By Geoff Jones
After bearing the brunt of NATO’s insurgency air power in toppling General Gadaffi and bringing freedom to the Libyan people, the UK’s Ministry of Defence (MOD) has announced that the Royal Air Force’s multi-role strike Panavia Tornado aircraft are to be retired from front-line service. In a further twist, the announcement also coincided with the arrival on British soil of the first Lockheed Martin F-35B Joint Strike Fighter for the RAF.
RAF Marham in Norfolk, England, and RAF Lossimouth in Scotland have been home to the RAF’s active Tornado GR4 squadrons, currently thought to total 124 aircraft. RAF Marham is where the RAF’s first F-35B touched down on July 18, 2012. Whether the F-35Bs, named Lightning II by the RAF, will actually be based here is yet to be decided. The UK was the first partner nation to join the F-35 program and took the first international delivery of four aircraft that are to be extensively evaluated, and ready for land-based operations by 2018. It is also the first time a “stealth aircraft’”has been exported by the U.S.
Meanwhile, the MOD’s announcement about the Tornado indicates that all of these types will be retired “by the end of the decade,” confirmed by BAe Systems—the aircraft’s UK manufacturer—in its annual report as March 2019. BAe is currently carrying out a ‘Sustainment Programme’ for 73 Tornado aircraft and they re-delivered 12 of these to the RAF during 2012. However, July 2012 also saw four Tornado F3’s retired from active military service, the first of the type’s demise. These aircraft had been operated from MOD Boscombe Down, England by 41 (R) Sqdn.’s “Experimental Flight”—upon their retirement, they were flown to RAF Leeming via BAe’s Warton facility (where they were built), and RAF Coningsby and Leuchars where the type had previously been based. A total of 770 Tornado IDS and 220 Tornado ADV’s were built.

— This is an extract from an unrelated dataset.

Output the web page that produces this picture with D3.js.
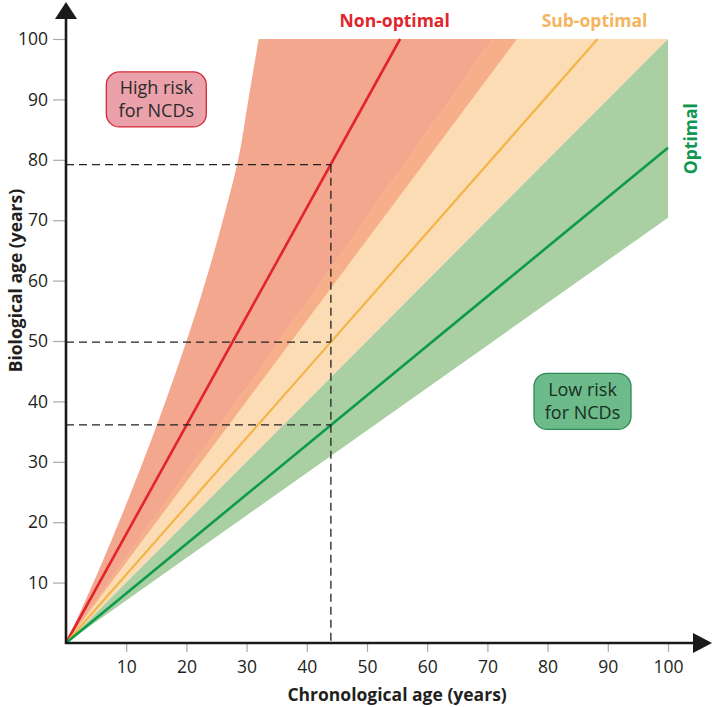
<!DOCTYPE html>
<html>
<head>
<meta charset="utf-8">
<script src="https://cdn.jsdelivr.net/npm/d3@7"></script>
<style>
  body { margin: 0; background: #fff; }
  text { font-family: "Open Sans", Lato, sans-serif; }
</style>
</head>
<body>
<div id="chart"></div>
<script>
// Tick values
const xTicks = [10, 20, 30, 40, 50, 60, 70, 80, 90, 100];
const yTicks = [10, 20, 30, 40, 50, 60, 70, 80, 90, 100];

// Centre lines, [chronological, biological]
const nonOptimalLine = [[0, 0], [55.5, 100]];
const subOptimalLine = [[0, 0], [88.3, 100]];
const optimalLine = [[0, 0], [100, 82]];

// Band edges
const nonOptimalUpper = [[0, 0], [5, 11], [10.3, 23.7], [16.6, 40.2], [22.3, 57], [26.6, 72], [28.6, 80], [30.3, 90], [32, 100]];
const nonOptimalLower = [[0, 0], [74.9, 100]];
const subOptimalUpper = [[0, 0], [70.9, 100]];
const subOptimalLower = [[0, 0], [100, 100]];
const optimalUpper = [[0, 0], [100, 100]];
const optimalLower = [[0, 0], [100, 70.4]];

// Example person
const markerChron = 44;
const markerBio = [79.2, 49.8, 36.1];

const margin = { top: 39, right: 44, bottom: 64, left: 66 };
const width = 712 - margin.left - margin.right;
const height = 707 - margin.top - margin.bottom;

const svg = d3.select("#chart")
  .append("svg")
    .attr("width", 712)
    .attr("height", 707);

const g = svg.append("g")
    .attr("transform", `translate(${margin.left},${margin.top})`);

const x = d3.scaleLinear().domain([0, 100]).range([0, width]);
const y = d3.scaleLinear().domain([0, 100]).range([height, 0]);

const line = d3.line().x(d => x(d[0])).y(d => y(d[1]));
const smooth = d3.line().x(d => x(d[0])).y(d => y(d[1])).curve(d3.curveMonotoneY);

// polygon between an upper edge and a lower edge
function band(upper, lower, curved) {
  const top = (curved ? smooth : line)(upper);
  const rest = lower.slice().reverse().map(d => `L${x(d[0])},${y(d[1])}`).join("");
  return top + rest + "Z";
}

g.append("path").attr("d", band(nonOptimalUpper, nonOptimalLower, true)).attr("fill", "#f3a78f");
g.append("path").attr("d", band(subOptimalUpper, subOptimalLower)).attr("fill", "#fbdcb5");
g.append("path").attr("d", band(subOptimalUpper, nonOptimalLower)).attr("fill", "#f6af88");
g.append("path").attr("d", band(optimalUpper, optimalLower)).attr("fill", "#aacfa3");

// centre lines
g.append("path").attr("d", line(nonOptimalLine)).attr("stroke", "#e2242b").attr("stroke-width", 2.6).attr("fill", "none");
g.append("path").attr("d", line(subOptimalLine)).attr("stroke", "#f4b548").attr("stroke-width", 2.2).attr("fill", "none");
g.append("path").attr("d", line(optimalLine)).attr("stroke", "#0e9a4b").attr("stroke-width", 2.6).attr("fill", "none");

// dashed guides
g.selectAll(".hguide")
  .data(markerBio)
  .enter().append("line")
    .attr("class", "hguide")
    .attr("x1", 0).attr("x2", x(markerChron))
    .attr("y1", d => y(d)).attr("y2", d => y(d))
    .attr("stroke", "#222").attr("stroke-width", 1.3).attr("stroke-dasharray", "8,5");

g.append("line")
  .attr("x1", x(markerChron)).attr("x2", x(markerChron))
  .attr("y1", y(d3.max(markerBio))).attr("y2", height)
  .attr("stroke", "#222").attr("stroke-width", 1.3).attr("stroke-dasharray", "8,5");

// axes
const xAxis = g.append("g")
    .attr("transform", `translate(0,${height})`)
    .call(d3.axisBottom(x).tickValues(xTicks).tickSize(9).tickPadding(9));
const yAxis = g.append("g")
    .call(d3.axisLeft(y).tickValues(yTicks).tickSize(13).tickPadding(5));

[xAxis, yAxis].forEach(a => {
  a.select(".domain").remove();
  a.selectAll(".tick line").attr("stroke", "#aaa").attr("stroke-width", 1.2);
  a.selectAll(".tick text")
    .attr("fill", "#231f20")
    .style("font-family", "'Open Sans', sans-serif")
    .style("font-size", "17.5px");
});

// axis lines with arrow heads
g.append("line").attr("x1", 0).attr("x2", 0).attr("y1", height + 1).attr("y2", -22)
  .attr("stroke", "#1a1a1a").attr("stroke-width", 2.6);
g.append("line").attr("x1", -1).attr("x2", width + 28).attr("y1", height).attr("y2", height)
  .attr("stroke", "#1a1a1a").attr("stroke-width", 2.6);
g.append("path").attr("d", `M0,-37L-11,-20L11,-20Z`).attr("fill", "#1a1a1a");
g.append("path").attr("d", `M${width + 44},${height}L${width + 25},${height - 10}L${width + 25},${height + 10}Z`).attr("fill", "#1a1a1a");

// axis titles
svg.append("text")
  .attr("x", margin.left + x(55))
  .attr("y", 701)
  .attr("text-anchor", "middle")
  .style("font-weight", "bold").style("font-size", "17.5px").attr("fill", "#231f20")
  .text("Chronological age (years)");

svg.append("text")
  .attr("transform", `translate(22,${margin.top + y(60)}) rotate(-90)`)
  .attr("text-anchor", "middle")
  .style("font-weight", "bold").style("font-size", "17.5px").attr("fill", "#231f20")
  .text("Biological age (years)");

// series labels
g.append("text")
  .attr("x", x(54.6)).attr("y", -12)
  .attr("text-anchor", "middle")
  .style("font-weight", "bold").style("font-size", "17.5px").attr("fill", "#e1252c")
  .text("Non-optimal");
g.append("text")
  .attr("x", x(87.8)).attr("y", -12)
  .attr("text-anchor", "middle")
  .style("font-weight", "bold").style("font-size", "17.5px").attr("fill", "#f5b45e")
  .text("Sub-optimal");
g.append("text")
  .attr("transform", `translate(${width + 29},${y(83.5)}) rotate(-90)`)
  .attr("text-anchor", "middle")
  .style("font-weight", "bold").style("font-size", "17.5px").attr("fill", "#0f9650")
  .text("Optimal");

// risk boxes
function riskBox(cx, cy, w, h, fill, stroke, textFill, lines) {
  const b = g.append("g").attr("transform", `translate(${x(cx)},${y(cy)})`);
  b.append("rect")
    .attr("x", -w / 2).attr("y", -h / 2).attr("width", w).attr("height", h)
    .attr("rx", 13).attr("fill", fill).attr("stroke", stroke).attr("stroke-width", 1.3);
  b.selectAll("text")
    .data(lines)
    .enter().append("text")
      .attr("text-anchor", "middle")
      .attr("y", (d, i) => (i - 0.5) * 23 + 6.5)
      .style("font-size", "18px").attr("fill", textFill)
      .text(d => d);
}
riskBox(15, 90, 100, 55, "#eaa1a9", "#d42a35", "#2b2b2b", ["High risk", "for NCDs"]);
riskBox(85.8, 40, 97, 56, "#6dba8b", "#2f8c57", "#17301f", ["Low risk", "for NCDs"]);
</script>
</body>
</html>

The Tornado is a swing-wing international aircraft designed, developed and built by BAe in the UK, DASA in Germany and Alenia in Italy, the grouping known as Panavia—the prototype first flew on August 14, 1974, and the ADV (a long-range interceptor that only the RAF required) version entered service in 1986. In the RAF’s case it was designed to replace English Electric Lightning F6s and Phantom FGR2’s. As well as flying alongside coalition forces recently in Libyan action in early 2012, the Tornado also distinguished itself during the first Gulf War.